◆ **EXERCISE PROMPT**: Please transcribe the listing below in full and word for word, without its pictures.
:: INFORMATION SUPPLIED
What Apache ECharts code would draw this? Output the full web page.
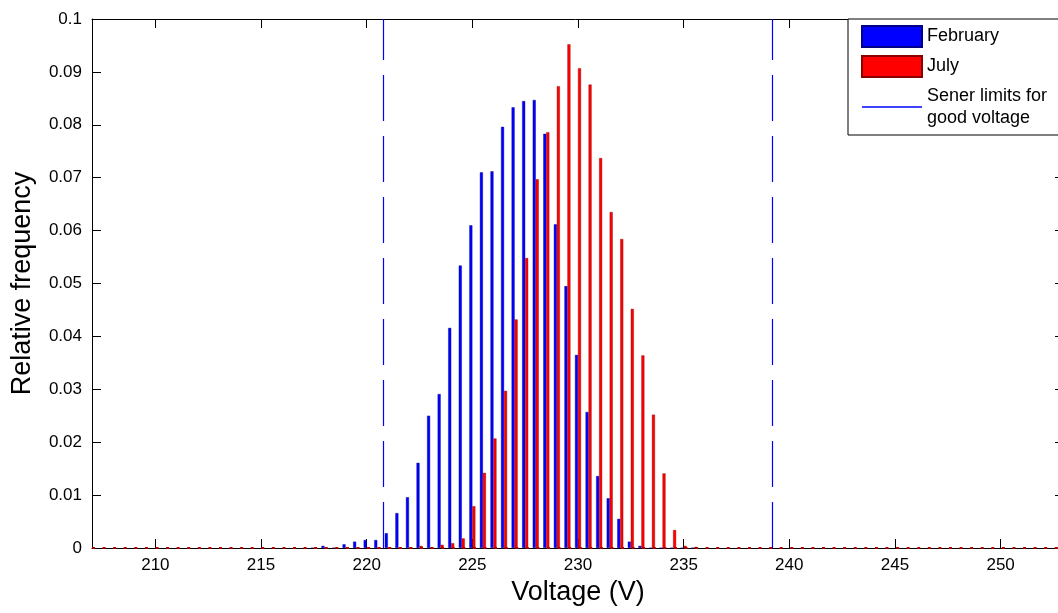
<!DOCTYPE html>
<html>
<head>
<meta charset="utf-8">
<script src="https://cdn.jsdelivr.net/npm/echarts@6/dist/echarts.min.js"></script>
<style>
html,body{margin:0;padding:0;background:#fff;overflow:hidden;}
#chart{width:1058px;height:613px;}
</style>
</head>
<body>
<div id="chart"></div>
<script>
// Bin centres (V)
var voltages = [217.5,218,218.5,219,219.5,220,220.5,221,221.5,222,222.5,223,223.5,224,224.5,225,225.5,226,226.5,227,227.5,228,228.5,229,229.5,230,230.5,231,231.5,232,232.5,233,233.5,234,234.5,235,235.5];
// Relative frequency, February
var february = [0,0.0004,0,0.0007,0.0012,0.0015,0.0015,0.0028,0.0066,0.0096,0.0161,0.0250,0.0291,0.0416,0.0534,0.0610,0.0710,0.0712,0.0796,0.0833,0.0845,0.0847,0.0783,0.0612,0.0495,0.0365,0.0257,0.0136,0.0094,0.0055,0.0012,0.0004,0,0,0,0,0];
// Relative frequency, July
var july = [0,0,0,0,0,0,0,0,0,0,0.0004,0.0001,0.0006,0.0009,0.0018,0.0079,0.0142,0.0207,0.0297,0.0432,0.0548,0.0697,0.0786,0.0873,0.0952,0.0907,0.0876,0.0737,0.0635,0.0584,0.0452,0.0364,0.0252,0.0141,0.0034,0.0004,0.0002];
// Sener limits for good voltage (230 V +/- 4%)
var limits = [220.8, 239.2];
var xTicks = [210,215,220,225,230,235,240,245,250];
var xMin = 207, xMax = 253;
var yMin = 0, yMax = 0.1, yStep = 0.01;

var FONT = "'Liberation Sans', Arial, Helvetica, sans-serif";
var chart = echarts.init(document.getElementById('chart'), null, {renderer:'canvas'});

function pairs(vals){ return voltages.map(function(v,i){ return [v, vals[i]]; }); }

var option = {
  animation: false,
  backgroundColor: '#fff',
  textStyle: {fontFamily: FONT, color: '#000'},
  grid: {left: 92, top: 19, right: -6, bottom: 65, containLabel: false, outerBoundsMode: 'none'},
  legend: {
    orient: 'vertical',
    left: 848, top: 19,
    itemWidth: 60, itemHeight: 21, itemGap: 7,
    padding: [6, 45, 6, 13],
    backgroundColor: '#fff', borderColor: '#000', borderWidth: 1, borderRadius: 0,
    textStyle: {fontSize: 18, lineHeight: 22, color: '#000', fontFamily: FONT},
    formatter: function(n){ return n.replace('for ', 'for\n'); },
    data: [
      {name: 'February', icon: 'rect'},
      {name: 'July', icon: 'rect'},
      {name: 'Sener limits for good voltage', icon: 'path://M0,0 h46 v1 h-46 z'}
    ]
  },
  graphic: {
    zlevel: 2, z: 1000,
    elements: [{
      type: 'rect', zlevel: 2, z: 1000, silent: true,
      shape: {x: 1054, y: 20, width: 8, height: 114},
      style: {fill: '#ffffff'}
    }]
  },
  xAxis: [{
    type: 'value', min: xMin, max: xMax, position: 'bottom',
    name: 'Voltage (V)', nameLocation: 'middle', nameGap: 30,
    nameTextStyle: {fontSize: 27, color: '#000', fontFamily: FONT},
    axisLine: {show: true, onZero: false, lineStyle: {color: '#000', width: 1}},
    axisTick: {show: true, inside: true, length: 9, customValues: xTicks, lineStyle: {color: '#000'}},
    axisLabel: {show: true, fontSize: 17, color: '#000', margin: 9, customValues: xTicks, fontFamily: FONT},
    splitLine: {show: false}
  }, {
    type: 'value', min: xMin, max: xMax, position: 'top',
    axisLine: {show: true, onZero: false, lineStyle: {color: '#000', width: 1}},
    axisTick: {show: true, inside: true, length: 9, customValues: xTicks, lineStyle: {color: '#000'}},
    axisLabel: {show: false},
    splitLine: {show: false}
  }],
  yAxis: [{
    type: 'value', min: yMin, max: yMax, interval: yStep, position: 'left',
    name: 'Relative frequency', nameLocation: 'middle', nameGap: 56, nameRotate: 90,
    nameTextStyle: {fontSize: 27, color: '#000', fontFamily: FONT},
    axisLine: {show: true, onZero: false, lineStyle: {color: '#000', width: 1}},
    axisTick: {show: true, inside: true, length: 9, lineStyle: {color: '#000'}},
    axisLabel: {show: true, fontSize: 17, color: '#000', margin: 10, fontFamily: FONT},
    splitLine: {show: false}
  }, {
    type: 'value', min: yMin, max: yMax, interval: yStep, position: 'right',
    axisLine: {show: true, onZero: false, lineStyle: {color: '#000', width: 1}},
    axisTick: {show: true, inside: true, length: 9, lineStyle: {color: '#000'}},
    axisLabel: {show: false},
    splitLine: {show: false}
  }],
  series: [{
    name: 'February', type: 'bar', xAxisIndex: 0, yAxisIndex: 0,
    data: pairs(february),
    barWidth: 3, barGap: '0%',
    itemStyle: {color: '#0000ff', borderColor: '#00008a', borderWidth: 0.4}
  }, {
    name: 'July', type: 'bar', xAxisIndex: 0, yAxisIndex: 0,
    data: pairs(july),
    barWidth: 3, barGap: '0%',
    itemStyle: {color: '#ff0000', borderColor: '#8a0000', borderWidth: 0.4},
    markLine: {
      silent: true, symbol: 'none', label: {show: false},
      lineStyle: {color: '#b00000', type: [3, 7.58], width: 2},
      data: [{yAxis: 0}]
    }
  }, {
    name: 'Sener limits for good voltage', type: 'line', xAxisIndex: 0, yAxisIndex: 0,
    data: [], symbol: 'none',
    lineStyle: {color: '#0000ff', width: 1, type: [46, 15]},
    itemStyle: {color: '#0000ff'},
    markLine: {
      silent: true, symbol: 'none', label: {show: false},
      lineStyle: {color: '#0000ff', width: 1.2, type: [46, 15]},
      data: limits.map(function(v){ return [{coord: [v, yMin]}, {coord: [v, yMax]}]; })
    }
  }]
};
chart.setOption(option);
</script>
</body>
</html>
::::
◆ **FINAL ANSWER**:
What Apache ECharts code would draw this? Output the full web page.
<!DOCTYPE html>
<html>
<head>
<meta charset="utf-8">
<script src="https://cdn.jsdelivr.net/npm/echarts@6/dist/echarts.min.js"></script>
<style>
html,body{margin:0;padding:0;background:#fff;overflow:hidden;}
#chart{width:1058px;height:613px;}
</style>
</head>
<body>
<div id="chart"></div>
<script>
// Bin centres (V)
var voltages = [217.5,218,218.5,219,219.5,220,220.5,221,221.5,222,222.5,223,223.5,224,224.5,225,225.5,226,226.5,227,227.5,228,228.5,229,229.5,230,230.5,231,231.5,232,232.5,233,233.5,234,234.5,235,235.5];
// Relative frequency, February
var february = [0,0.0004,0,0.0007,0.0012,0.0015,0.0015,0.0028,0.0066,0.0096,0.0161,0.0250,0.0291,0.0416,0.0534,0.0610,0.0710,0.0712,0.0796,0.0833,0.0845,0.0847,0.0783,0.0612,0.0495,0.0365,0.0257,0.0136,0.0094,0.0055,0.0012,0.0004,0,0,0,0,0];
// Relative frequency, July
var july = [0,0,0,0,0,0,0,0,0,0,0.0004,0.0001,0.0006,0.0009,0.0018,0.0079,0.0142,0.0207,0.0297,0.0432,0.0548,0.0697,0.0786,0.0873,0.0952,0.0907,0.0876,0.0737,0.0635,0.0584,0.0452,0.0364,0.0252,0.0141,0.0034,0.0004,0.0002];
// Sener limits for good voltage (230 V +/- 4%)
var limits = [220.8, 239.2];
var xTicks = [210,215,220,225,230,235,240,245,250];
var xMin = 207, xMax = 253;
var yMin = 0, yMax = 0.1, yStep = 0.01;

var FONT = "'Liberation Sans', Arial, Helvetica, sans-serif";
var chart = echarts.init(document.getElementById('chart'), null, {renderer:'canvas'});

function pairs(vals){ return voltages.map(function(v,i){ return [v, vals[i]]; }); }

var option = {
  animation: false,
  backgroundColor: '#fff',
  textStyle: {fontFamily: FONT, color: '#000'},
  grid: {left: 92, top: 19, right: -6, bottom: 65, containLabel: false, outerBoundsMode: 'none'},
  legend: {
    orient: 'vertical',
    left: 848, top: 19,
    itemWidth: 60, itemHeight: 21, itemGap: 7,
    padding: [6, 45, 6, 13],
    backgroundColor: '#fff', borderColor: '#000', borderWidth: 1, borderRadius: 0,
    textStyle: {fontSize: 18, lineHeight: 22, color: '#000', fontFamily: FONT},
    formatter: function(n){ return n.replace('for ', 'for\n'); },
    data: [
      {name: 'February', icon: 'rect'},
      {name: 'July', icon: 'rect'},
      {name: 'Sener limits for good voltage', icon: 'path://M0,0 h46 v1 h-46 z'}
    ]
  },
  graphic: {
    zlevel: 2, z: 1000,
    elements: [{
      type: 'rect', zlevel: 2, z: 1000, silent: true,
      shape: {x: 1054, y: 20, width: 8, height: 114},
      style: {fill: '#ffffff'}
    }]
  },
  xAxis: [{
    type: 'value', min: xMin, max: xMax, position: 'bottom',
    name: 'Voltage (V)', nameLocation: 'middle', nameGap: 30,
    nameTextStyle: {fontSize: 27, color: '#000', fontFamily: FONT},
    axisLine: {show: true, onZero: false, lineStyle: {color: '#000', width: 1}},
    axisTick: {show: true, inside: true, length: 9, customValues: xTicks, lineStyle: {color: '#000'}},
    axisLabel: {show: true, fontSize: 17, color: '#000', margin: 9, customValues: xTicks, fontFamily: FONT},
    splitLine: {show: false}
  }, {
    type: 'value', min: xMin, max: xMax, position: 'top',
    axisLine: {show: true, onZero: false, lineStyle: {color: '#000', width: 1}},
    axisTick: {show: true, inside: true, length: 9, customValues: xTicks, lineStyle: {color: '#000'}},
    axisLabel: {show: false},
    splitLine: {show: false}
  }],
  yAxis: [{
    type: 'value', min: yMin, max: yMax, interval: yStep, position: 'left',
    name: 'Relative frequency', nameLocation: 'middle', nameGap: 56, nameRotate: 90,
    nameTextStyle: {fontSize: 27, color: '#000', fontFamily: FONT},
    axisLine: {show: true, onZero: false, lineStyle: {color: '#000', width: 1}},
    axisTick: {show: true, inside: true, length: 9, lineStyle: {color: '#000'}},
    axisLabel: {show: true, fontSize: 17, color: '#000', margin: 10, fontFamily: FONT},
    splitLine: {show: false}
  }, {
    type: 'value', min: yMin, max: yMax, interval: yStep, position: 'right',
    axisLine: {show: true, onZero: false, lineStyle: {color: '#000', width: 1}},
    axisTick: {show: true, inside: true, length: 9, lineStyle: {color: '#000'}},
    axisLabel: {show: false},
    splitLine: {show: false}
  }],
  series: [{
    name: 'February', type: 'bar', xAxisIndex: 0, yAxisIndex: 0,
    data: pairs(february),
    barWidth: 3, barGap: '0%',
    itemStyle: {color: '#0000ff', borderColor: '#00008a', borderWidth: 0.4}
  }, {
    name: 'July', type: 'bar', xAxisIndex: 0, yAxisIndex: 0,
    data: pairs(july),
    barWidth: 3, barGap: '0%',
    itemStyle: {color: '#ff0000', borderColor: '#8a0000', borderWidth: 0.4},
    markLine: {
      silent: true, symbol: 'none', label: {show: false},
      lineStyle: {color: '#b00000', type: [3, 7.58], width: 2},
      data: [{yAxis: 0}]
    }
  }, {
    name: 'Sener limits for good voltage', type: 'line', xAxisIndex: 0, yAxisIndex: 0,
    data: [], symbol: 'none',
    lineStyle: {color: '#0000ff', width: 1, type: [46, 15]},
    itemStyle: {color: '#0000ff'},
    markLine: {
      silent: true, symbol: 'none', label: {show: false},
      lineStyle: {color: '#0000ff', width: 1.2, type: [46, 15]},
      data: limits.map(function(v){ return [{coord: [v, yMin]}, {coord: [v, yMax]}]; })
    }
  }]
};
chart.setOption(option);
</script>
</body>
</html>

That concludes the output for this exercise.